The invention relates to a multiple spark gap for a surge protection device, with several electrodes and insulating elements arranged between the electrodes, with two opposing electrodes forming a single spark gap and the individual spark gaps being connected in series. For electrical connection, the multiple spark gap has two electrically conductive contact elements, between which the electrodes are arranged, so that the first contact element electrically contacts the first electrode and the second contact element electrically contacts the last electrode of the multiple spark gap.

A variety of surge protection devices are known from the prior art and are used to protect electrical devices or lines from surges that can be caused, for example, by lightning strikes or defects in technical systems. Spark gap arrangements with multiple electrodes have been used for decades in the area of overvoltage protection in electrical devices and systems.

In order to dissipate high overvoltages while at the same time ensuring a high mains follow current extinguishing capacity, multiple spark gaps are often used, which are often referred to as stacked spark gaps due to their structure. Such stacked spark gaps consist of several electrodes and several insulations, which are arranged between the individual electrodes, so that there is insulation between two electrodes, which has an opening in the middle, so that two electrodes form a single spark gap. The electrodes are often designed as circular or rectangular graphite disks, between which corresponding ring-shaped or frame-like insulation is then arranged. The insulation is often designed as thin insulating disks or insulating films made of plastic, for example PTFE.

In order to influence the ignition behavior of a multiple spark gap, it is known from the prior art to provide control circuits that have several passive control elements. This is how it reveals DE 197 42 302 A1 a multiple spark gap, which consists of a plurality of individual spark gaps connected in series, the individual spark gaps, with the exception of the first responding single spark gap in the case of leakage A graduated network of resistors are connected so that the individual spark gaps switch through successively. Each individual spark gap has a resistor connected in parallel and the resistors of all individual spark gaps are connected in series to earth. So that the response voltage of the multiple spark gap does not exceed a maximum value of, for example, 4 kV, the distance between the two electrodes of the first individual spark gap should be chosen to be correspondingly small.

Capacitances, in particular capacitors, are often used as control elements in multiple spark gaps, with one capacitor each contacting an electrode with one connection and all capacitors being electrically conductively connected to one another and to the second connection or the second contact element of the multiple spark gap with their second connection. This results in a capacitive voltage divider that concentrates the applied voltage onto a single spark gap. Once this individual spark gap has ignited, the total voltage, reduced only by the arc voltage of the first individual spark gap, is applied to the next individual spark gap, so that the individual spark gaps switch through successively.

Different variants are known from practice as to how the individual electrodes and the individual insulation can be connected to form a multiple spark gap. Large-area contact plates are often used as contact elements, which form the end faces of the multiple spark gap and are clamped together in the axial direction by screwing over several guide rods, so that the individual electrodes and the individual insulations are clamped in their stacked arrangement between the contact plates. If the guide rods arranged between the contact plates are guided past the individual electrodes on the outside, this means that the required installation space is relatively large.

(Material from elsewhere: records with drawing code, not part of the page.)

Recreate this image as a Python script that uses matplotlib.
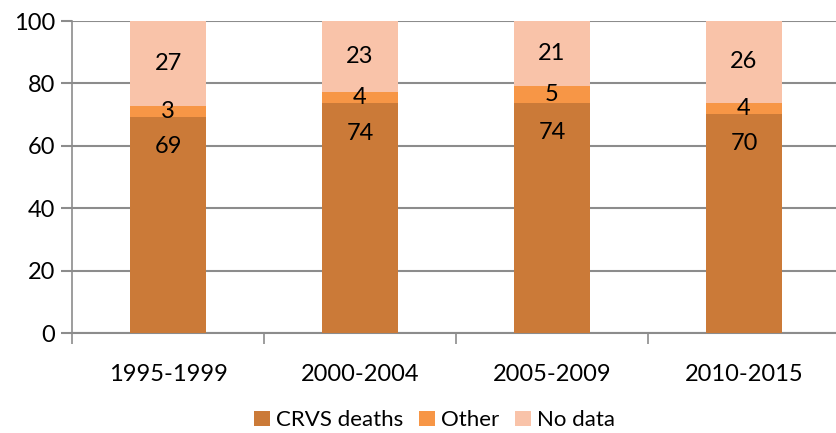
import matplotlib

matplotlib.use("Agg")
import matplotlib.pyplot as plt  # noqa: E402
import numpy as np  # noqa: E402

periods = ["1995-1999", "2000-2004", "2005-2009", "2010-2015"]
crvs = [69.2, 73.6, 73.8, 70.1]
other = [3.4, 3.8, 5.4, 3.7]
no_data = [27.4, 22.6, 20.8, 26.2]
crvs_lbl = ["69", "74", "74", "70"]
other_lbl = ["3", "4", "5", "4"]
nodata_lbl = ["27", "23", "21", "26"]

C_CRVS = "#CB7A38"
C_OTHER = "#F79646"
C_NODATA = "#F9C3A9"
GRID = "#8C8C8C"

plt.rcParams["font.family"] = ["Lato", "DejaVu Sans"]

fig = plt.figure(figsize=(8.36, 4.33), dpi=100)
ax = fig.add_axes([72 / 836, 1 - 333 / 433, 768 / 836, 312 / 433])

x = np.arange(len(periods))
w = 0.395
crvs_a = np.array(crvs)
other_a = np.array(other)
nd_a = np.array(no_data)

ax.bar(x, crvs_a, w, color=C_CRVS, label="CRVS deaths", zorder=3)
ax.bar(x, other_a, w, bottom=crvs_a, color=C_OTHER, label="Other", zorder=3)
ax.bar(x, nd_a, w, bottom=crvs_a + other_a, color=C_NODATA, label="No data", zorder=3)

# labels: CRVS placed a little below its top edge, others centred
FS = 17
for i in range(len(periods)):
    ax.text(x[i], crvs_a[i] - 9.5, crvs_lbl[i], ha="center", va="center", fontsize=FS, zorder=4)
    ax.text(x[i], crvs_a[i] + other_a[i] / 2, other_lbl[i], ha="center", va="center",
            fontsize=FS, zorder=4)
    ax.text(x[i], crvs_a[i] + other_a[i] + nd_a[i] / 2, nodata_lbl[i], ha="center",
            va="center", fontsize=FS, zorder=4)

ax.set_xlim(-0.5, len(periods) - 0.5)
ax.set_ylim(0, 100)
ax.set_yticks(range(0, 101, 20))
ax.yaxis.grid(True, color=GRID, lw=1.5, zorder=0)
ax.set_axisbelow(True)

ax.set_xticks(x)
ax.set_xticklabels(periods, fontsize=FS)
ax.set_xticks(np.arange(-0.5, len(periods), 1), minor=True)
ax.tick_params(axis="x", which="major", length=0, pad=22)
ax.tick_params(axis="x", which="minor", length=8, color=GRID, width=1.2)
ax.tick_params(axis="y", labelsize=FS, length=8, color=GRID, width=1.5, pad=4)

for s in ("top", "right"):
    ax.spines[s].set_visible(False)
ax.spines["left"].set_color(GRID)
ax.spines["left"].set_linewidth(1.2)
ax.spines["bottom"].set_color(GRID)
ax.spines["bottom"].set_linewidth(1.5)

fig.legend(loc="lower center", bbox_to_anchor=(0.52, -0.04), ncol=3, frameon=False,
           fontsize=16, handlelength=0.7, handleheight=0.7, handletextpad=0.3,
           columnspacing=0.7)

fig.savefig("out.png", dpi=100)
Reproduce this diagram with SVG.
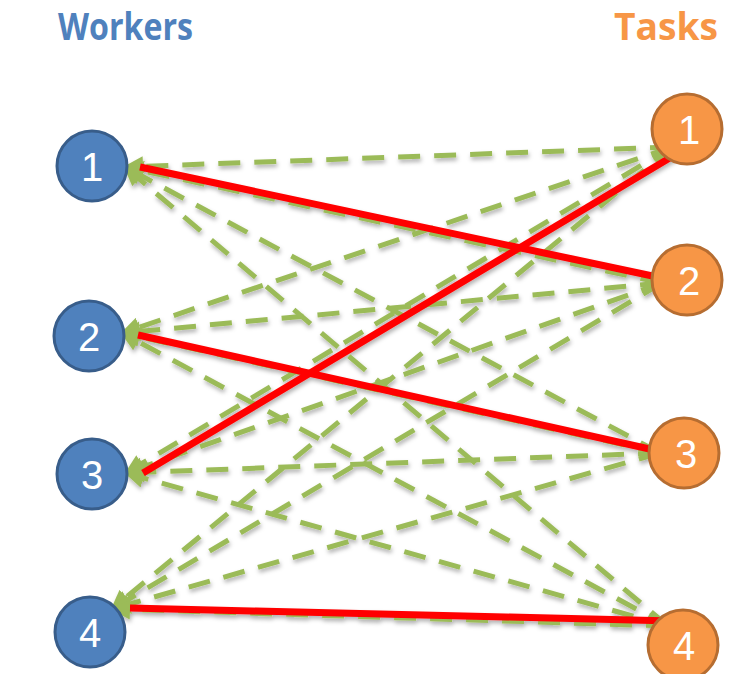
<svg xmlns="http://www.w3.org/2000/svg" width="733" height="674" viewBox="0 0 733 674">
<defs>
<marker id="ah" viewBox="0 0 10 10" refX="9" refY="5" markerWidth="4" markerHeight="4" orient="auto" markerUnits="strokeWidth">
<path d="M0,0 L10,5 L0,10 z" fill="#9BBB59"/>
</marker>
<filter id="sh" x="-10%" y="-10%" width="120%" height="130%">
<feDropShadow dx="1" dy="3" stdDeviation="2" flood-color="#000" flood-opacity="0.3"/>
</filter>
</defs>
<style>
.g{stroke:#9BBB59;stroke-width:5;stroke-dasharray:22 14;fill:none;marker-end:url(#ah)}
.r{stroke:#FF0000;stroke-width:7;fill:none}
.w{fill:#4F81BD;stroke:#385D8A;stroke-width:3}
.t{fill:#F79646;stroke:#B66D31;stroke-width:3}
.n{font-family:"Liberation Sans",Arial,sans-serif;font-size:40px;fill:#fff;text-anchor:middle}
.h{font-family:"Open Sans","Liberation Sans",sans-serif;font-weight:bold;font-size:38px}
</style>
<text class="h" x="58" y="40" fill="#4F81BD" textLength="135" lengthAdjust="spacingAndGlyphs">Workers</text>
<text class="h" x="718" y="40" fill="#F79646" text-anchor="end" textLength="104" lengthAdjust="spacingAndGlyphs">Tasks</text>
<g id="connectors" filter="url(#sh)">
<line class="g" x1="672" y1="147" x2="125" y2="167"/>
<line class="g" x1="672" y1="147" x2="122" y2="333"/>
<line class="g" x1="672" y1="147" x2="126" y2="473"/>
<line class="g" x1="672" y1="147" x2="112" y2="609"/>
<line class="g" x1="662" y1="283" x2="125" y2="167"/>
<line class="g" x1="662" y1="283" x2="122" y2="333"/>
<line class="g" x1="662" y1="283" x2="126" y2="473"/>
<line class="g" x1="662" y1="283" x2="112" y2="609"/>
<line class="g" x1="660" y1="453" x2="125" y2="167"/>
<line class="g" x1="660" y1="453" x2="122" y2="333"/>
<line class="g" x1="660" y1="453" x2="126" y2="473"/>
<line class="g" x1="660" y1="453" x2="112" y2="609"/>
<line class="g" x1="668" y1="626" x2="125" y2="167"/>
<line class="g" x1="668" y1="626" x2="122" y2="333"/>
<line class="g" x1="668" y1="626" x2="126" y2="473"/>
<line class="g" x1="668" y1="626" x2="112" y2="609"/>
<line class="r" x1="140" y1="167" x2="662" y2="278"/>
<line class="r" x1="138" y1="335" x2="663" y2="452"/>
<line class="r" x1="143" y1="473" x2="678" y2="153"/>
<line class="r" x1="130" y1="608" x2="673" y2="621"/>
</g>
<g id="w1"><circle class="w" cx="92" cy="166" r="35"/><text class="n" x="92" y="181">1</text></g>
<g id="w2"><circle class="w" cx="89" cy="336" r="35"/><text class="n" x="89" y="351">2</text></g>
<g id="w3"><circle class="w" cx="92" cy="474" r="35"/><text class="n" x="92" y="489">3</text></g>
<g id="w4"><circle class="w" cx="90" cy="632" r="35"/><text class="n" x="90" y="647">4</text></g>
<g id="t1"><circle class="t" cx="687" cy="129" r="35"/><text class="n" x="689" y="144">1</text></g>
<g id="t2"><circle class="t" cx="687" cy="280" r="35"/><text class="n" x="689" y="295">2</text></g>
<g id="t3"><circle class="t" cx="684" cy="453" r="35"/><text class="n" x="686" y="468">3</text></g>
<g id="t4"><circle class="t" cx="683" cy="645" r="35"/><text class="n" x="684" y="660">4</text></g>
</svg>
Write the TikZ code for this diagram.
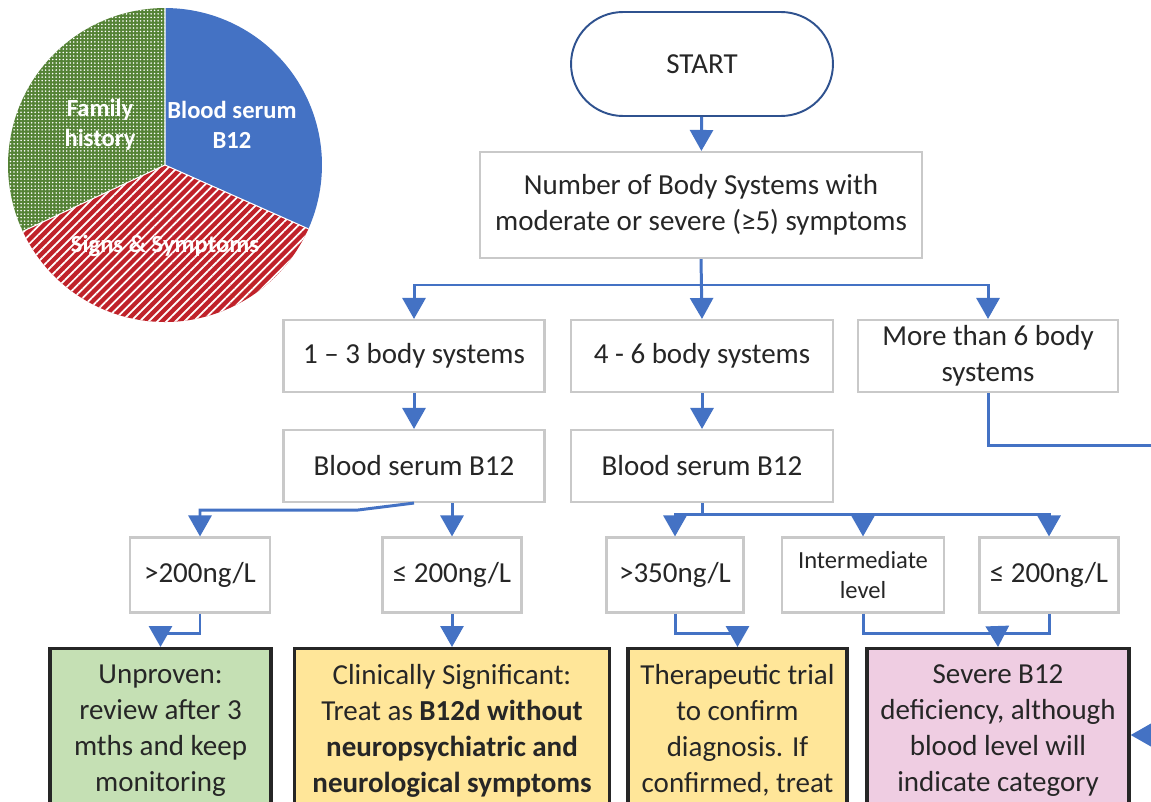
\documentclass[tikz,border=0pt]{standalone}
\usepackage{fontspec}
\setmainfont{Carlito}
\usetikzlibrary{arrows.meta, patterns.meta, positioning, calc}

\definecolor{flowblue}{HTML}{4472C4}
\definecolor{startblue}{HTML}{2F528F}
\definecolor{boxgray}{HTML}{C9C9C9}
\definecolor{txtgray}{HTML}{262626}
\definecolor{piered}{HTML}{C0222A}
\definecolor{piegreen}{HTML}{548235}
\definecolor{unproven}{HTML}{C5E0B4}
\definecolor{significant}{HTML}{FFE699}
\definecolor{severe}{HTML}{EFCDE2}

\tikzset{
  stepbox/.style={draw=boxgray, line width=1.2pt, fill=white, text=txtgray, align=center,
    font=\fontsize{16.5}{20.5}\selectfont, inner sep=0pt},
  levelbox/.style={stepbox, font=\fontsize{14}{17}\selectfont},
  outcome/.style={draw=black!85, line width=1.9pt, text=txtgray, align=center, anchor=north,
    font=\fontsize{16.5}{20.5}\selectfont, inner xsep=0pt, inner ysep=0.32cm, text depth=3cm},
  link/.style={draw=flowblue, line width=1.7pt},
  flow/.style={link, -{Triangle[length=0.42cm,width=0.46cm]}},
  pielabel/.style={text=white, font=\fontsize{14}{17}\selectfont\bfseries, align=center}
}

\begin{document}
\begin{tikzpicture}[x=0.02cm, y=-0.02cm]
			\clip (0,0) rectangle (1151,801);
			\fill[white] (0,0) rectangle (1151,801);

			\begin{scope}[shift={(165,165)}]
				\fill[flowblue] (0,0) -- (90:3.14cm) arc[start angle=90, end angle=-24, radius=3.14cm] -- cycle;
				\fill[piered] (0,0) -- (-24:3.14cm) arc[start angle=-24, end angle=-155, radius=3.14cm] -- cycle;
				\fill[pattern={Lines[angle=45,distance=3.6pt,line width=1pt]}, pattern color=white]
					(0,0) -- (-24:3.14cm) arc[start angle=-24, end angle=-155, radius=3.14cm] -- cycle;
				\fill[piegreen] (0,0) -- (205:3.14cm) arc[start angle=205, end angle=90, radius=3.14cm] -- cycle;
				\fill[pattern={Dots[distance=2pt,radius=0.5pt]}, pattern color=white]
					(0,0) -- (205:3.14cm) arc[start angle=205, end angle=90, radius=3.14cm] -- cycle;
				\draw[white, line width=0.6pt] (90:3.14cm) -- (0,0) -- (-24:3.14cm) (0,0) -- (205:3.14cm);
			\end{scope}
			\node[pielabel] (family) at (100,125) {Family\\history};
			\node[pielabel] (serum) at (232,125) {Blood serum\\B12};
			\node[pielabel] (signs) at (165,246) {Signs \& Symptoms};

			\node[stepbox, draw=startblue, line width=1.1pt, rounded corners=1.04cm,
				minimum width=5.24cm, minimum height=2.08cm] (start) at (702,64) {START};
			\node[stepbox, minimum width=8.84cm, minimum height=2.12cm] (count) at (701,205)
				{Number of Body Systems with\\moderate or severe (≥5) symptoms};

			\node[stepbox, minimum width=5.22cm, minimum height=1.44cm] (few) at (414,356) {1 – 3 body systems};
			\node[stepbox, minimum width=5.24cm, minimum height=1.44cm] (some) at (702,356) {4 - 6 body systems};
			\node[stepbox, minimum width=5.2cm, minimum height=1.44cm] (many) at (988,356) {More than 6 body\\systems};

			\node[stepbox, minimum width=5.22cm, minimum height=1.44cm] (serumA) at (414,466) {Blood serum B12};
			\node[stepbox, minimum width=5.24cm, minimum height=1.44cm] (serumB) at (702,466) {Blood serum B12};

			\node[stepbox, minimum width=2.8cm, minimum height=1.5cm] (highA) at (200,575) {>200ng/L};
			\node[stepbox, minimum width=2.78cm, minimum height=1.5cm] (lowA) at (452,575) {≤ 200ng/L};
			\node[stepbox, minimum width=2.74cm, minimum height=1.5cm] (highB) at (675,575) {>350ng/L};
			\node[levelbox, minimum width=3.24cm, minimum height=1.5cm] (midB) at (863,575) {Intermediate\\level};
			\node[stepbox, minimum width=2.78cm, minimum height=1.5cm] (lowB) at (1049,575) {≤ 200ng/L};

			\node[outcome, fill=unproven, minimum width=4.42cm] (unproven) at (160.5,647)
				{Unproven:\\review after 3\\mths and keep\\monitoring};
			\node[outcome, fill=significant, minimum width=6.3cm] (clinical) at (452,647)
				{Clinically Significant:\\Treat as \textbf{B12d without}\\\textbf{neuropsychiatric and}\\\textbf{neurological symptoms}};
			\node[outcome, fill=significant, minimum width=4.38cm] (trial) at (737.5,647)
				{Therapeutic trial\\to confirm\\diagnosis. If\\confirmed, treat};
			\node[outcome, fill=severe, minimum width=5.24cm] (severe) at (998,647)
				{Severe B12\\deficiency, although\\blood level will\\indicate category};

			\coordinate (split) at (702,285);
			\coordinate (bendA) at (358,510);
			\coordinate (splitB) at (702,514);
			\coordinate (merge) at (997.5,632);
			\coordinate (edgeA) at (1160,445);
			\coordinate (edgeB) at (1160,735);

			\draw[flow] (start) -- (count);
			\draw[flow] (count.south) -- (some.north);
			\draw[flow] (split) -| (few.north);
			\draw[flow] (split) -| (many.north);
			\draw[flow] (few) -- (serumA);
			\draw[flow] (some) -- (serumB);

			\draw[link] (many.south) |- (edgeA);
			\draw[flow] (edgeB) -- (severe.east |- edgeB);

			\draw[flow] (serumA.south) -- (bendA) -| (highA.north);
			\draw[flow] (serumA.south -| lowA.north) -- (lowA.north);
			\draw[link] (serumB.south) -- (splitB);
			\draw[flow] (splitB) -| (highB.north);
			\draw[flow] (splitB) -| (midB.north);
			\draw[flow] (splitB) -| (lowB.north);

			\draw[flow] (highA.south) -- ++(0,20) -| (unproven.north);
			\draw[flow] (lowA) -- (clinical);
			\draw[flow] (highB.south) -- ++(0,20) -| (trial.north);
			\draw[link] (midB.south) -- ++(0,20) -| (lowB.south);
			\draw[flow] (merge) -- (severe.north);
		\end{tikzpicture}
\end{document}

The DE 10 2011 102 864 A1 discloses a stacked spark gap with several individual spark gaps connected in series, with the individual electrodes each being arranged in an insulating body. The insulating bodies each have a recess for receiving a disk-shaped electrode and a receptacle for a control element, the receptacle for the control element being connected to the recess for the electrode. A control element is connected to the edge via a contact spring connected to the electrode, so that triggering of the individual electrodes of the stack spark gap can be achieved via the control elements.

Compared to single spark gaps, multiple spark gaps have the advantage of improved mains follow current extinguishing capacity. The ability to extinguish the mains follow current increases as the number of individual spark gaps increases. At the same time, however, as the number of individual spark gaps increases, the response voltage of the multiple spark gap also increases. Multiple spark gaps, which are made up of many individual spark gaps, therefore have a high mains follow current extinguishing capacity, but at the same time they also generally have a protection level that is too high for low-voltage applications.

The present invention is therefore based on the object of specifying a multiple spark gap that has both a high mains follow current extinguishing capacity and the lowest possible protection level.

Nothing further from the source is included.